Many colleges will offer you credit for passing scores (3 or higher) on AP exams, with some schools offering more credits for higher exam scores.
International Baccalaureate (IB)
Like AP classes, International Baccalaureate exams are offered at the high school level and allow you to earn college credit before you start college. Many colleges and universities will award you course credit for passing scores (usually 3 or higher) on your IB exams. Some high schools may charge students for the IB exam fee, so be sure to check with your school on the costs.
Most colleges and universities recognize the IB program and award credit for higher-level IB exams, but not all give credit for standard-level IB exams. Be sure to check each of your prospective colleges' credit policies.
College-Specific Challenge Exams
Some colleges offer their own exams for credit by examination or exemption from certain degree requirements. These are typically held on campus — sometimes during your orientation period — and can only be taken once you've enrolled with the school.
For example, at New York University and the University of Michigan, you can take exams to place out of your foreign language requirement if you're already proficient in another language.
The Benefits of Testing Out of College Courses
Testing out of college courses and earning credits by examination can be difficult, but there are many rewards to it. Here are some advantages to testing out of college classes:
While some exams have mandatory exam fees, testing out of college classes can save you a lot in the long run. Since you won't need to take the classes, you won't be paying for them. Depending on how many credits you test out of, you can end up saving on a semester or more worth of tuition.
If you're eager to hit the ground running, testing out of college credits can get you closer to graduation faster. Students who earn a large number of credits by examination may be eligible to graduate a semester or even a whole year earlier.
Skip General Education Courses
One advantage of college is being able to focus on your major and the subjects you're most passionate about. Testing out of general education courses through credit by examination makes this even easier, allowing you to skip introductory classes to subjects you're less passionate about.
Frequently Asked Questions About Testing Out of College Classes
What is the difference between AP and CLEP?

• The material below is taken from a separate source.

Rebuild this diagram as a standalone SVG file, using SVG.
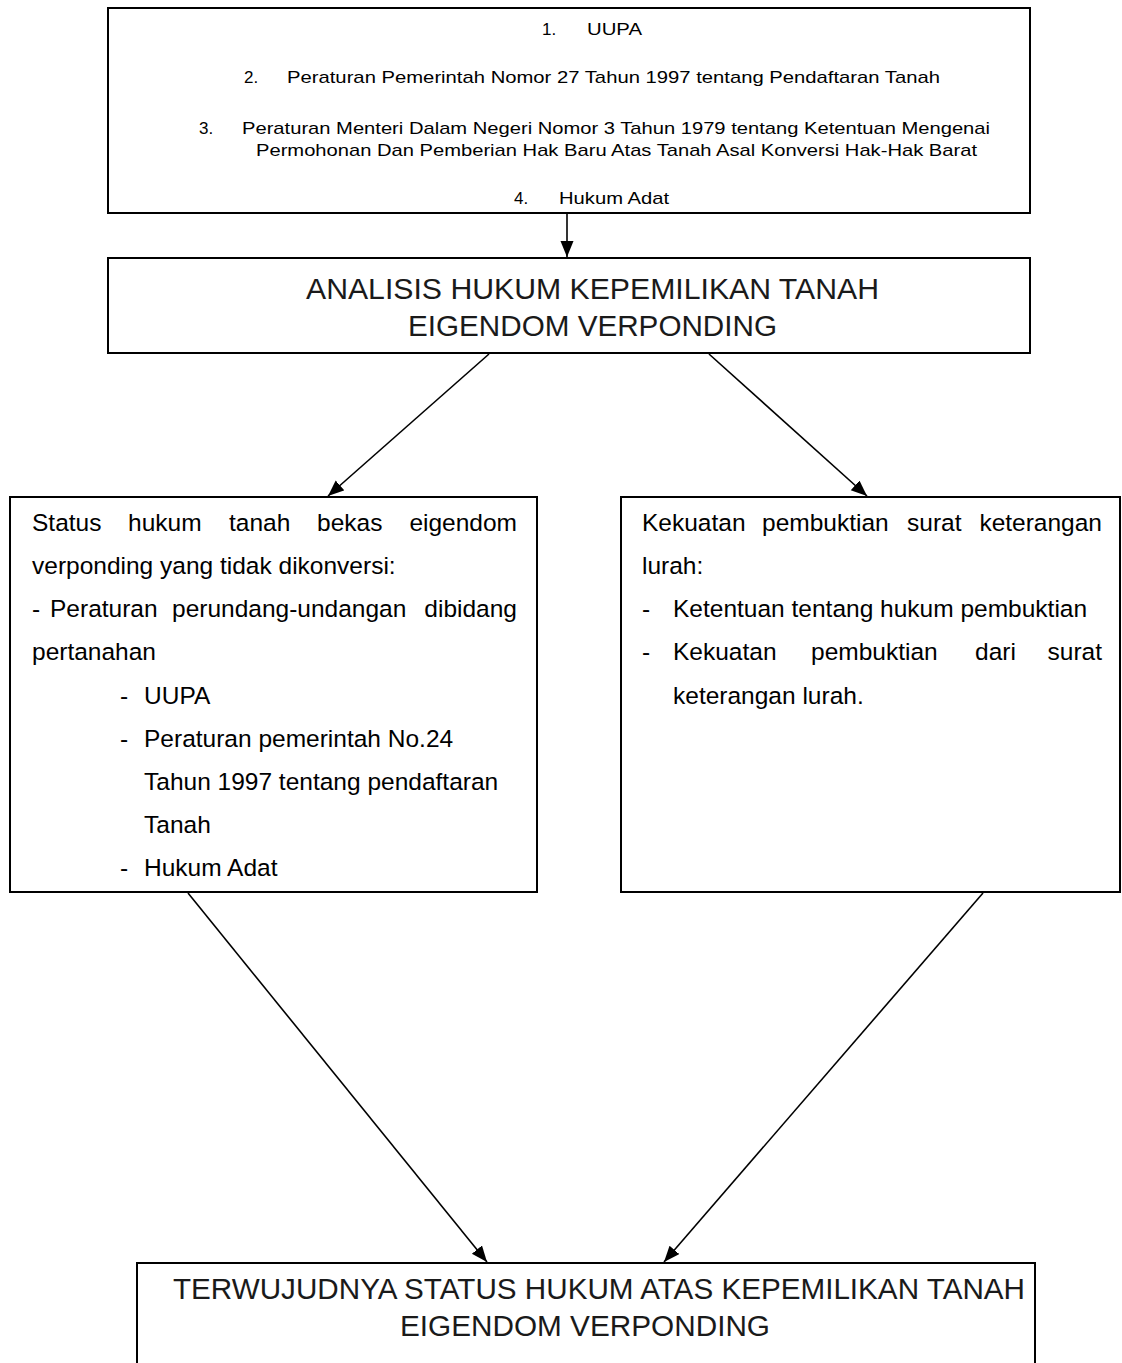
<svg xmlns="http://www.w3.org/2000/svg" width="1122" height="1363" viewBox="0 0 1122 1363">
<style>
.box{fill:#fff;stroke:#000;stroke-width:2}
.sm{font-family:"Liberation Sans",Arial,sans-serif;font-size:17px;fill:#000}
.ttl{font-family:"Liberation Sans",Arial,sans-serif;font-size:29px;fill:#1a1a1a}
.bd{font-family:"Liberation Sans",Arial,sans-serif;font-size:24.5px;fill:#000}
.con{stroke:#000;stroke-width:1.6;fill:none}
</style>
<defs>
<marker id="ah" markerUnits="userSpaceOnUse" markerWidth="18" markerHeight="14" refX="16" refY="6.5" orient="auto">
<path d="M0,0 L16,6.5 L0,13 Z" fill="#000"/>
</marker>
</defs>
<rect width="1122" height="1363" fill="#fff"/>
<g id="n1">
<rect class="box" x="108" y="8" width="922" height="205"/>
<text class="sm" x="542" y="35">1.</text>
<text class="sm" x="587" y="35" textLength="55" lengthAdjust="spacingAndGlyphs">UUPA</text>
<text class="sm" x="244" y="83">2.</text>
<text class="sm" x="287" y="83" textLength="653" lengthAdjust="spacingAndGlyphs">Peraturan Pemerintah Nomor 27 Tahun 1997 tentang Pendaftaran Tanah</text>
<text class="sm" x="199" y="134">3.</text>
<text class="sm" x="242" y="134" textLength="748" lengthAdjust="spacingAndGlyphs">Peraturan Menteri Dalam Negeri Nomor 3 Tahun 1979 tentang Ketentuan Mengenai</text>
<text class="sm" x="256" y="156" textLength="721" lengthAdjust="spacingAndGlyphs">Permohonan Dan Pemberian Hak Baru Atas Tanah Asal Konversi Hak-Hak Barat</text>
<text class="sm" x="514" y="204">4.</text>
<text class="sm" x="559" y="204" textLength="110" lengthAdjust="spacingAndGlyphs">Hukum Adat</text>
</g>
<g id="n2">
<rect class="box" x="108" y="258" width="922" height="95"/>
<text class="ttl" x="306" y="299" textLength="573" lengthAdjust="spacingAndGlyphs">ANALISIS HUKUM KEPEMILIKAN TANAH</text>
<text class="ttl" x="408" y="336" textLength="369" lengthAdjust="spacingAndGlyphs">EIGENDOM VERPONDING</text>
</g>
<g id="n3">
<rect class="box" x="10" y="497" width="527" height="395"/>
<text class="bd" x="32" y="531">Status</text>
<text class="bd" x="128" y="531">hukum</text>
<text class="bd" x="229" y="531">tanah</text>
<text class="bd" x="317" y="531">bekas</text>
<text class="bd" x="517" y="531" text-anchor="end">eigendom</text>
<text class="bd" x="32" y="574">verponding yang tidak dikonversi:</text>
<text class="bd" x="32" y="617">-</text>
<text class="bd" x="50" y="617">Peraturan</text>
<text class="bd" x="172" y="617">perundang-undangan</text>
<text class="bd" x="517" y="617" text-anchor="end">dibidang</text>
<text class="bd" x="32" y="660">pertanahan</text>
<text class="bd" x="120" y="704">-</text>
<text class="bd" x="144" y="704">UUPA</text>
<text class="bd" x="120" y="747">-</text>
<text class="bd" x="144" y="747">Peraturan pemerintah No.24</text>
<text class="bd" x="144" y="790">Tahun 1997 tentang pendaftaran</text>
<text class="bd" x="144" y="833">Tanah</text>
<text class="bd" x="120" y="876">-</text>
<text class="bd" x="144" y="876">Hukum Adat</text>
</g>
<g id="n4">
<rect class="box" x="621" y="497" width="499" height="395"/>
<text class="bd" x="642" y="531">Kekuatan</text>
<text class="bd" x="762" y="531">pembuktian</text>
<text class="bd" x="907" y="531">surat</text>
<text class="bd" x="1102" y="531" text-anchor="end">keterangan</text>
<text class="bd" x="642" y="574">lurah:</text>
<text class="bd" x="642" y="617">-</text>
<text class="bd" x="673" y="617">Ketentuan tentang hukum pembuktian</text>
<text class="bd" x="642" y="660">-</text>
<text class="bd" x="673" y="660">Kekuatan</text>
<text class="bd" x="811" y="660">pembuktian</text>
<text class="bd" x="975" y="660">dari</text>
<text class="bd" x="1102" y="660" text-anchor="end">surat</text>
<text class="bd" x="673" y="704">keterangan lurah.</text>
</g>
<g id="n5">
<rect class="box" x="137" y="1263" width="898" height="120"/>
<text class="ttl" x="173" y="1299" textLength="852" lengthAdjust="spacingAndGlyphs">TERWUJUDNYA STATUS HUKUM ATAS KEPEMILIKAN TANAH</text>
<text class="ttl" x="400" y="1336" textLength="370" lengthAdjust="spacingAndGlyphs">EIGENDOM VERPONDING</text>
</g>
<g id="connectors">
<line class="con" x1="567" y1="213" x2="567" y2="257" marker-end="url(#ah)"/>
<line class="con" x1="489" y1="354" x2="328" y2="496" marker-end="url(#ah)"/>
<line class="con" x1="709" y1="354" x2="867" y2="496" marker-end="url(#ah)"/>
<line class="con" x1="188" y1="893" x2="487" y2="1262" marker-end="url(#ah)"/>
<line class="con" x1="983" y1="893" x2="664" y2="1262" marker-end="url(#ah)"/>
</g>
</svg>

While both AP and CLEP are offered by the College Board, only high schoolers can take AP exams, while anyone can take CLEP exams at any time. Another difference between these two exams is that you must prepare for CLEP exams on your own time, while AP exams are usually taken after you complete the corresponding AP course.
You can take AP exams without taking the corresponding AP course, but the test may be significantly more difficult without the instructor and coursework to help you prepare for it.
Can you earn college credit for internships and work experience?
Earning college credits from internships and work experience is possible, although the process to earn credits is a bit different than the credit by examination process. For example, military-friendly schools might award veterans with up to 30 credits.
And if you've worked in law enforcement and completed police academy courses, you may qualify for 30+ credits, potentially saving you more than 25% on tuition costs.
If your work experience has helped prepare you for the CLEP or DSST, you can also earn credit by examination that way. Sometimes there are other programs available, depending on your college and experiences. Check with your school's counseling or prior learning office about the options for obtaining college credit through internships or work experience.
Do all colleges accept credit by examination?
Not every college accepts credit by examination, and there is variation among those that do. Some colleges, for instance, only accept AP scores of 4 or higher. Additionally, some schools may only award one credit for passing an exam instead of three.
Be sure to check each of your prospective colleges' credit by examination policies.